- _Brief_:
Check each line of the material below for "standalone", then copy the ones that contain it.

(Records with drawing code)
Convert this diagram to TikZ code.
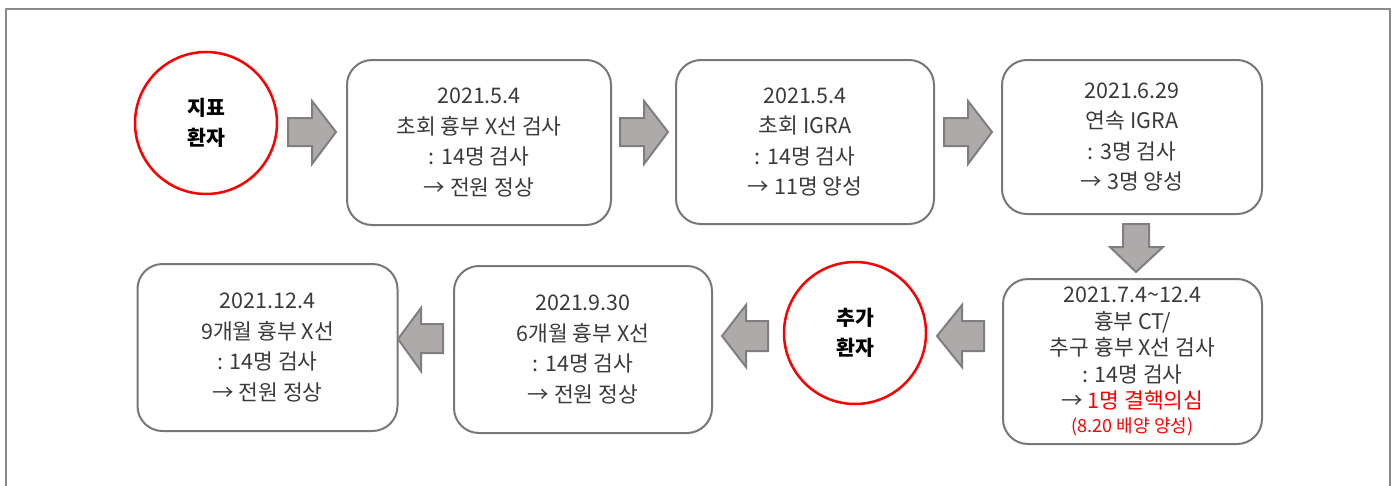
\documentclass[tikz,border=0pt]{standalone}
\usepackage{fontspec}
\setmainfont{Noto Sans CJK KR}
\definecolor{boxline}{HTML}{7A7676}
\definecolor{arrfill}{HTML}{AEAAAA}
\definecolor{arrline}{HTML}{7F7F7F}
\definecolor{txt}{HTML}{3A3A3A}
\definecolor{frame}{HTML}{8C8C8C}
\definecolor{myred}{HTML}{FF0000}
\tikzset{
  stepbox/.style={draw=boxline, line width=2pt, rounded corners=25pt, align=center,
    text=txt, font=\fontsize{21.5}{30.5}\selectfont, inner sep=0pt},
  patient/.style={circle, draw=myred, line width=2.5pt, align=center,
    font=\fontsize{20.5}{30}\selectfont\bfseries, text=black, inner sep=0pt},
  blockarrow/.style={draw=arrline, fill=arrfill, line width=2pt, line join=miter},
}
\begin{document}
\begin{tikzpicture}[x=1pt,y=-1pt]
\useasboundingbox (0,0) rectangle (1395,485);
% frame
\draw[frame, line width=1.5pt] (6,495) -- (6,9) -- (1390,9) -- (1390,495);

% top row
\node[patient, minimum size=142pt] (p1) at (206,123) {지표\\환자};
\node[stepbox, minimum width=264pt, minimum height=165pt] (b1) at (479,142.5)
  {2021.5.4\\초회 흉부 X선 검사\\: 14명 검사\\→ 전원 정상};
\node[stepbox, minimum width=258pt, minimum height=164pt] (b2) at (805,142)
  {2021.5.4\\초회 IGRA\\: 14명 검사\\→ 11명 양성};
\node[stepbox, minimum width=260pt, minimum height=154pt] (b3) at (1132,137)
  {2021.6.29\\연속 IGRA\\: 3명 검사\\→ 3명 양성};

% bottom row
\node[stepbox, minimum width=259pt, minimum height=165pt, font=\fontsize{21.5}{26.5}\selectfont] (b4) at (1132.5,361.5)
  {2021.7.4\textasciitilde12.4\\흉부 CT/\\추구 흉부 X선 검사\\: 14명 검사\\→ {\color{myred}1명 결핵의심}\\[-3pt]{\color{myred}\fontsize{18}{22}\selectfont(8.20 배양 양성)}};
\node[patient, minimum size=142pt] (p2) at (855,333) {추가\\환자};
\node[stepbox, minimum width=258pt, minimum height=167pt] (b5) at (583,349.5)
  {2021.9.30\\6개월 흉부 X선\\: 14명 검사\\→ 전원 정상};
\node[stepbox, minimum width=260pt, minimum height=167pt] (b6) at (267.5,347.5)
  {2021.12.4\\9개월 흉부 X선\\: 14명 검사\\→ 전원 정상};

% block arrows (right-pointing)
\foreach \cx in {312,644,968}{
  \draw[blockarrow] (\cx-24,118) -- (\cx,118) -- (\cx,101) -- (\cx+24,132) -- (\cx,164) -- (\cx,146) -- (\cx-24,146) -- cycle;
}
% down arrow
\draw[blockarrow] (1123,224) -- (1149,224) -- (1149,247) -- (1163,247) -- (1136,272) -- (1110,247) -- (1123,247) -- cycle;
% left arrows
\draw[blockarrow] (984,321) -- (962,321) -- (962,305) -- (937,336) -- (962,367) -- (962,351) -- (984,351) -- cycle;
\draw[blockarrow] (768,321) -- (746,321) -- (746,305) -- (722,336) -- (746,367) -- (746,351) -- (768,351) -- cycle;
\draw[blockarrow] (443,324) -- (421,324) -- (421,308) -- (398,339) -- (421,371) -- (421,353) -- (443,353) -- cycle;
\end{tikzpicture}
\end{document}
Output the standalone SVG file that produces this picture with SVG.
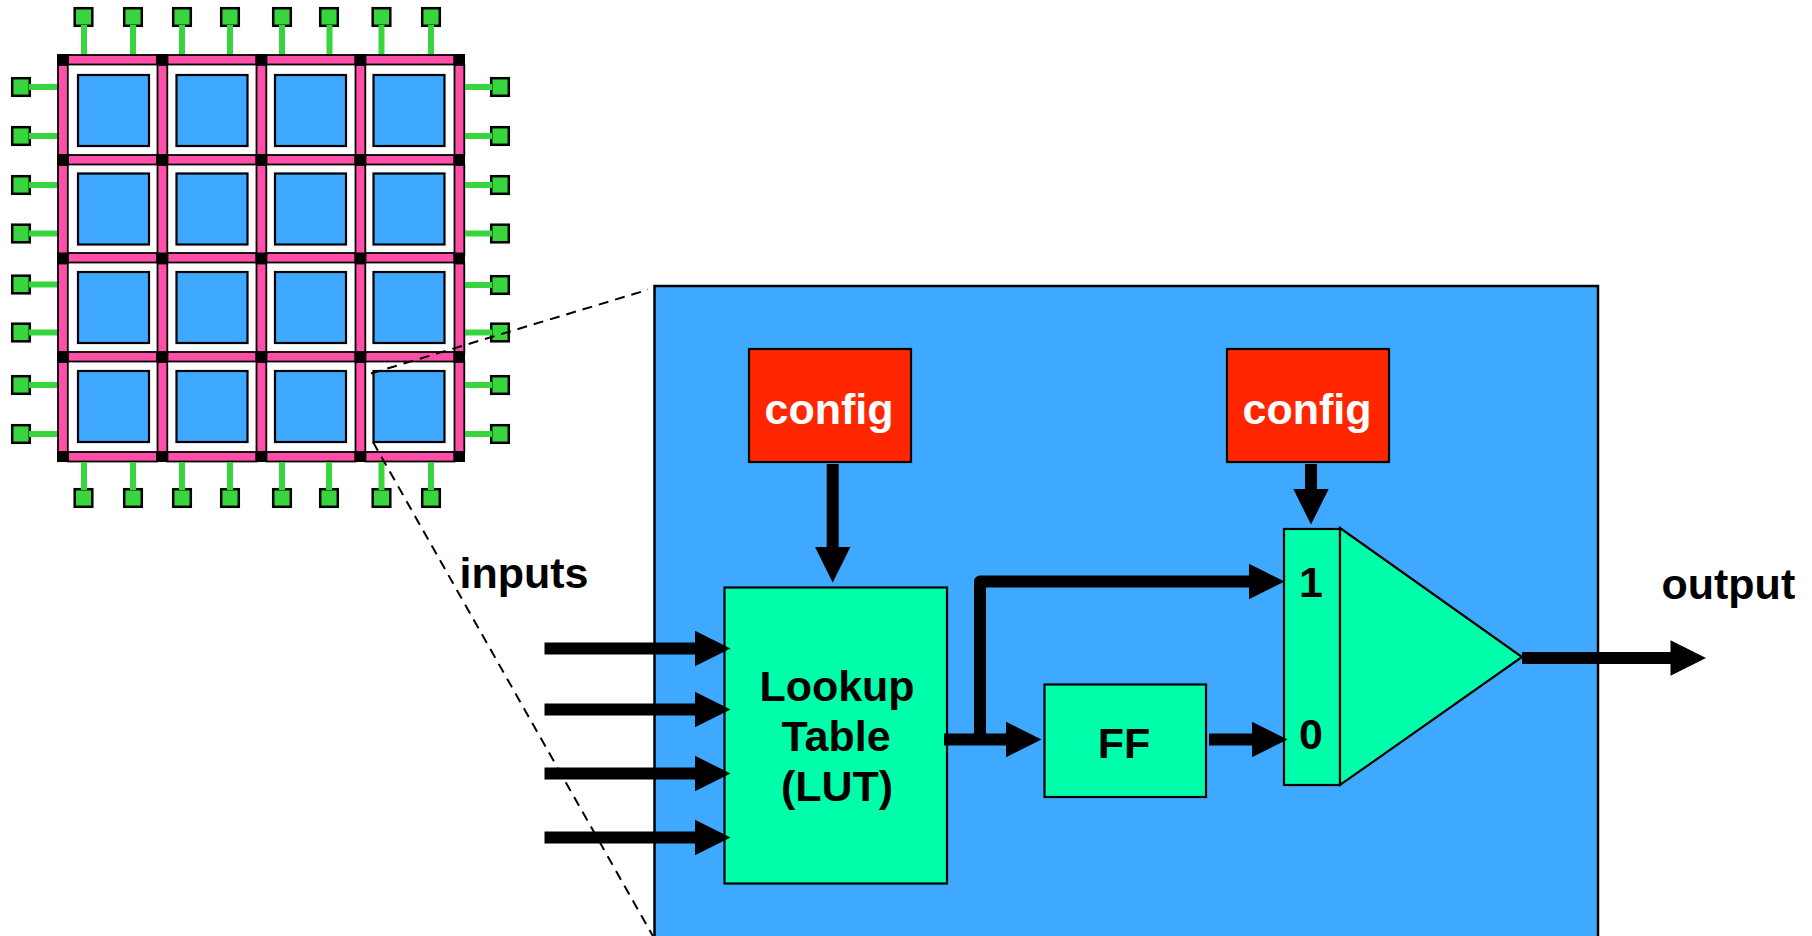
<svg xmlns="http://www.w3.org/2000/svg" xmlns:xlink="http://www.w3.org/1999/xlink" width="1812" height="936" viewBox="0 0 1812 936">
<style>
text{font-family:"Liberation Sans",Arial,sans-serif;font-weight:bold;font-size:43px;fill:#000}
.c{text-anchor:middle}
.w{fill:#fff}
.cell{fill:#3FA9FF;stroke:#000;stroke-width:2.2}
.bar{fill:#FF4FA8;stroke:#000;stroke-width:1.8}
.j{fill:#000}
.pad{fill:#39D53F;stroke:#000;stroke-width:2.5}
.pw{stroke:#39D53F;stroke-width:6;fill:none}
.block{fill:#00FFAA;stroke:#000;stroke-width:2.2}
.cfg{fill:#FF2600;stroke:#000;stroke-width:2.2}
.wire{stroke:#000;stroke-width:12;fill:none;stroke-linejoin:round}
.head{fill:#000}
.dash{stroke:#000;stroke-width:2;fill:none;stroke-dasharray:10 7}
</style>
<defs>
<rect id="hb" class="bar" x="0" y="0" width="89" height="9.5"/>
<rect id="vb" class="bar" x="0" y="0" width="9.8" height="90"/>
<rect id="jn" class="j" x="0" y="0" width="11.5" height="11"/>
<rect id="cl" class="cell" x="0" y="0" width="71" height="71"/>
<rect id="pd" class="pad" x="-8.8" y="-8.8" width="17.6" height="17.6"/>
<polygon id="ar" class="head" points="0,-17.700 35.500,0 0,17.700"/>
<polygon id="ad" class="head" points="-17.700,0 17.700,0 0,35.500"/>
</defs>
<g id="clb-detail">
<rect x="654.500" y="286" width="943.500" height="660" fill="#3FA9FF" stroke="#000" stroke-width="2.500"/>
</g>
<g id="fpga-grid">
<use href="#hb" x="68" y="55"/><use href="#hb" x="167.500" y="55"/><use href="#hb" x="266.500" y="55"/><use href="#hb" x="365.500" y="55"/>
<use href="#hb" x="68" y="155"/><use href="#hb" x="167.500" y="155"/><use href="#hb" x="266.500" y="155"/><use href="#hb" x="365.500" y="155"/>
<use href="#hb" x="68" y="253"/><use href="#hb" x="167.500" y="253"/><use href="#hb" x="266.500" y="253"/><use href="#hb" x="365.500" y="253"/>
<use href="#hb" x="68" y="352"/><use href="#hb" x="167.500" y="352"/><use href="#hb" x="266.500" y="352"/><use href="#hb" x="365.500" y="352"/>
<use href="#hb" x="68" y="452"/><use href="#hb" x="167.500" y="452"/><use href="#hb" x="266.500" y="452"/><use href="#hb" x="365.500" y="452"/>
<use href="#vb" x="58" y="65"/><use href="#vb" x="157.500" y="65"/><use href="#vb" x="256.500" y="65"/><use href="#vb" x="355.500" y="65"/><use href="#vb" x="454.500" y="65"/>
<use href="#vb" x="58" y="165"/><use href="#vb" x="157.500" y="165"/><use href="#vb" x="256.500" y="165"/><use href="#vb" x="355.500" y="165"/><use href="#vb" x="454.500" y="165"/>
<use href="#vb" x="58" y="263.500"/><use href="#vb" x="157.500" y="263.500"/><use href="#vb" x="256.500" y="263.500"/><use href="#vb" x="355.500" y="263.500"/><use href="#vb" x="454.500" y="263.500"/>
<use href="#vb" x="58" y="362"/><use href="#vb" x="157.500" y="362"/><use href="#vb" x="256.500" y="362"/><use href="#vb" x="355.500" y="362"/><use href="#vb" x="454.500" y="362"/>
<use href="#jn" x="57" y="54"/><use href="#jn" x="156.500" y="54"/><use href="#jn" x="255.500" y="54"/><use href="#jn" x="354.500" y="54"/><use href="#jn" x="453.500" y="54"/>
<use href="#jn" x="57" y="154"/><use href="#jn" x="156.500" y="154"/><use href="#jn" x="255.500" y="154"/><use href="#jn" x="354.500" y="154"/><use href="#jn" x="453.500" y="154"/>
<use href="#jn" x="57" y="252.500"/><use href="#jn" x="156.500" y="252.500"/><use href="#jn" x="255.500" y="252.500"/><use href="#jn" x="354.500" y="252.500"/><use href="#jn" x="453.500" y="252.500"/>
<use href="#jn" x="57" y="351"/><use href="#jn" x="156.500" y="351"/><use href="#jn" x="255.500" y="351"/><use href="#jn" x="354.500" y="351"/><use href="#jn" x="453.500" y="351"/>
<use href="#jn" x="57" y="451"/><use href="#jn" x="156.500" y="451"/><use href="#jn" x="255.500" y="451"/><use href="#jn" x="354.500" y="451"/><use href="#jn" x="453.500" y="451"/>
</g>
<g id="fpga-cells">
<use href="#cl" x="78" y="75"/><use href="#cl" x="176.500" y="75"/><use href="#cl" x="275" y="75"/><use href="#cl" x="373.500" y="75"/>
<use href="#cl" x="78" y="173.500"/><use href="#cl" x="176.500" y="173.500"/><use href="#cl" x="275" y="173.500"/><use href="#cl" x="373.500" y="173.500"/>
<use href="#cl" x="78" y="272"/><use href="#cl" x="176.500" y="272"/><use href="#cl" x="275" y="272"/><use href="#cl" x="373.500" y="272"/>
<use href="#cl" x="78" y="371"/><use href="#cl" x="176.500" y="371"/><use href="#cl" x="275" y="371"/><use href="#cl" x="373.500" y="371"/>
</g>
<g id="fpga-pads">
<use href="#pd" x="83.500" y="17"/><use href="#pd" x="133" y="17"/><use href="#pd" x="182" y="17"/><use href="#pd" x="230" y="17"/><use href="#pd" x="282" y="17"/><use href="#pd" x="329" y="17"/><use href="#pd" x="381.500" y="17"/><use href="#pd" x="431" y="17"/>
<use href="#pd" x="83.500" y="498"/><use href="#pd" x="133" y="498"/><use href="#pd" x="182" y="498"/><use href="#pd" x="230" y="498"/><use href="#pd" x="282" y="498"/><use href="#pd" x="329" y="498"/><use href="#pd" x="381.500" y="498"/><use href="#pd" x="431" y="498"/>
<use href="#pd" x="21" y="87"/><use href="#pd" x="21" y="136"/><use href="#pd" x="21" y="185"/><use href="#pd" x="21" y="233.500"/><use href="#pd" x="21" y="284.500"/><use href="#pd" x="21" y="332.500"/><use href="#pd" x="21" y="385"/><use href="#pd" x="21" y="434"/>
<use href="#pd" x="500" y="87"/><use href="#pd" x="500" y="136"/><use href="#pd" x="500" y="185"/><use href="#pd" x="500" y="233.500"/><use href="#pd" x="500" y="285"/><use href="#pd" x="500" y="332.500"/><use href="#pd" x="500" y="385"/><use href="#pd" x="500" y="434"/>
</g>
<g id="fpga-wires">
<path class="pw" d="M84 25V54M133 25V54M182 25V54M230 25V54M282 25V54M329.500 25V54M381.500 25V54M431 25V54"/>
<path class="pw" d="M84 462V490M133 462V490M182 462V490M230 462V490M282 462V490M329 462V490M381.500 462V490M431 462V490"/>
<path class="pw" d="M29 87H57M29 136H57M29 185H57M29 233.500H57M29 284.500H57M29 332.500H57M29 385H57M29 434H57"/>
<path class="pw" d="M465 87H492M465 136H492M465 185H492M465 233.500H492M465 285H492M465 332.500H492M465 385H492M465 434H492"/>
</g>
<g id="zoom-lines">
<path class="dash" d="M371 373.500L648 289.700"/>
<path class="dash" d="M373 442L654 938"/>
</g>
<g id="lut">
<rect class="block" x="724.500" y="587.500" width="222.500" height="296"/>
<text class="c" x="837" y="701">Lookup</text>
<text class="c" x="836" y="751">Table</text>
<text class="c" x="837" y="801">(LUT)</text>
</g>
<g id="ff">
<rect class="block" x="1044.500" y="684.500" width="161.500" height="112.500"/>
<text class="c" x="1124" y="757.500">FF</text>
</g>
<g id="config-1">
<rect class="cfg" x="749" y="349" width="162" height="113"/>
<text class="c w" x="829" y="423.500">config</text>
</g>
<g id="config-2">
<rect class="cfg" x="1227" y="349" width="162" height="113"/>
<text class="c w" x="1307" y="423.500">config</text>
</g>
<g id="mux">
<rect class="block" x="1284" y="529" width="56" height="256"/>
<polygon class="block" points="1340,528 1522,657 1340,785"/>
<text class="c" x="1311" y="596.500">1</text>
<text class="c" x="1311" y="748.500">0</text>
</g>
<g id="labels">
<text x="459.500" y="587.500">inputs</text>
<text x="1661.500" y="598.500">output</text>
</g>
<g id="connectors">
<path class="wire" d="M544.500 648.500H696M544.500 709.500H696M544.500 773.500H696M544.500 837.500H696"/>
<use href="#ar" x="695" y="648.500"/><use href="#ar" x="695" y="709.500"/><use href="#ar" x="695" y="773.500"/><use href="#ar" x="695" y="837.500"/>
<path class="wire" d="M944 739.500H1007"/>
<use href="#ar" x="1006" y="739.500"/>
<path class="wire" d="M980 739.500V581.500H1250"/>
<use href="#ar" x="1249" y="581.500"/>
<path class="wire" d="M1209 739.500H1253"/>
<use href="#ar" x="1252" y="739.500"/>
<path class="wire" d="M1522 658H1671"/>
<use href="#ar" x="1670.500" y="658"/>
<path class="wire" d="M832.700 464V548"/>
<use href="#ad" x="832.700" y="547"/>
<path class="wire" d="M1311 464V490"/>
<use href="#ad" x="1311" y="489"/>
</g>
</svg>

- _Solution for this problem_:
\documentclass[tikz,border=0pt]{standalone}
Output the standalone SVG file that produces this picture with SVG.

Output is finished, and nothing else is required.